Nora McGreevy, Smithsonian Magazine, May 11, 2021

References to classical mythology abound in and around Rockefeller Center. An iconic Art Deco complex in New York City, the space boasts a gilded bronze sculpture of the Titan Prometheus, a 1930s relief of a fearsome Zeus that adorns the 30 Rockefeller Plaza entrance and a statue of an overburdened Atlas that looms over Fifth Avenue.

Through June 29, members of the public can visit (and eventually interact with) another monumental addition to the Manhattan landmark: artist Sanford Biggers’ Oracle, a 25-foot-tall, 15,280-pound bronze sculpture. Unveiled last week, the work depicts a person or deity with an enormous head who sits majestically on a throne in front of Rockefeller Center’s Fifth Avenue entrance.

Oracle is the latest entry in Biggers’ Chimera series, which merges European statues and African masks in an interrogation of sculptural art’s history and power, reports Sarah Cascone for Artnet News. The work is Biggers’ largest-scale Chimera commission to date, notes a statement from exhibition co-organizer Art Production Fund.

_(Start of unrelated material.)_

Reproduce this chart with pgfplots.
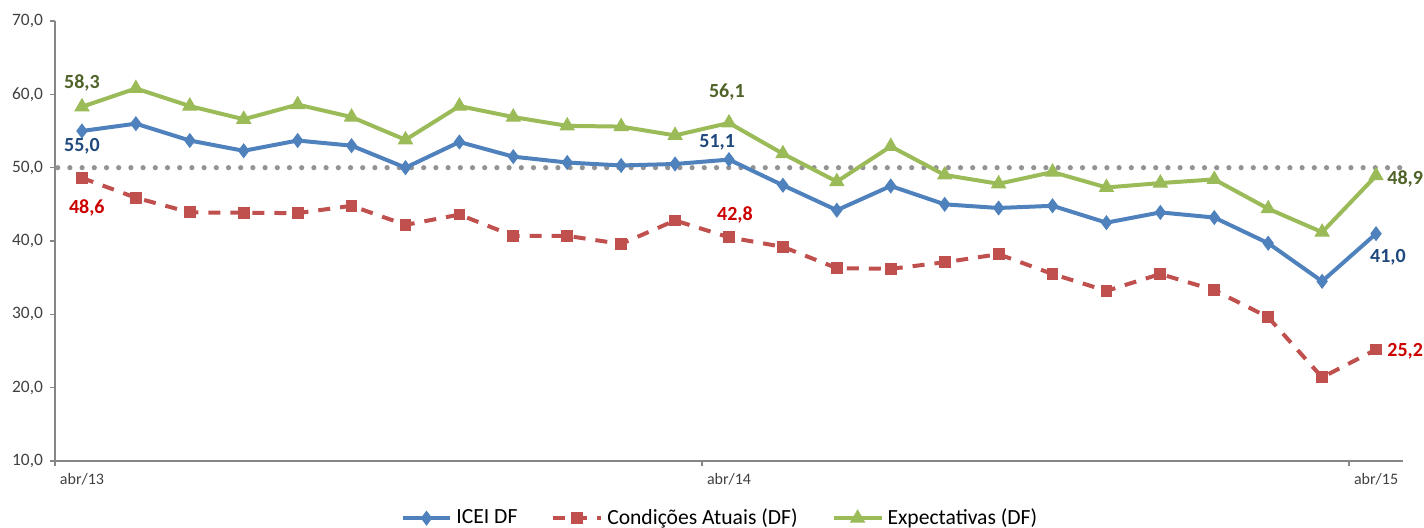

As Biggers tells Artnet News, he drew inspiration from the ancient Greek Temple of Zeus and African religious art, especially that of the Luba and Maasai cultures. Per the statement, the artist was also intrigued by ongoing scholarly conversations about the whitewashing of European sculptural history and “black-washing” of African sculpture. (In a separate statement from the Marianne Boesky Gallery, Biggers points out that Westerners stripped “hundreds of [African] objects … of all material adornment and any ritual and cultural residue” during the early 20th century.)

“The entire installation is based on mythology, narrative and mystery,” Biggers tells the Art Newspaper’s Gabriella Angeleti. {snip}

In the coming weeks, reports Artnet News, visitors will be able to activate a QR code near the sculpture and literally ask the “oracle” figure a question. They may then receive an answer from one of several unnamed celebrities, who will take turns answering queries with “mysterious, poetic vagaries,” Biggers adds.


Speaking with Artnet News, Biggers points out that references to the Atlantic Slave Trade appear throughout the Rockefeller complex’s intricate Art Deco designs, which were crafted in the mid-20th century.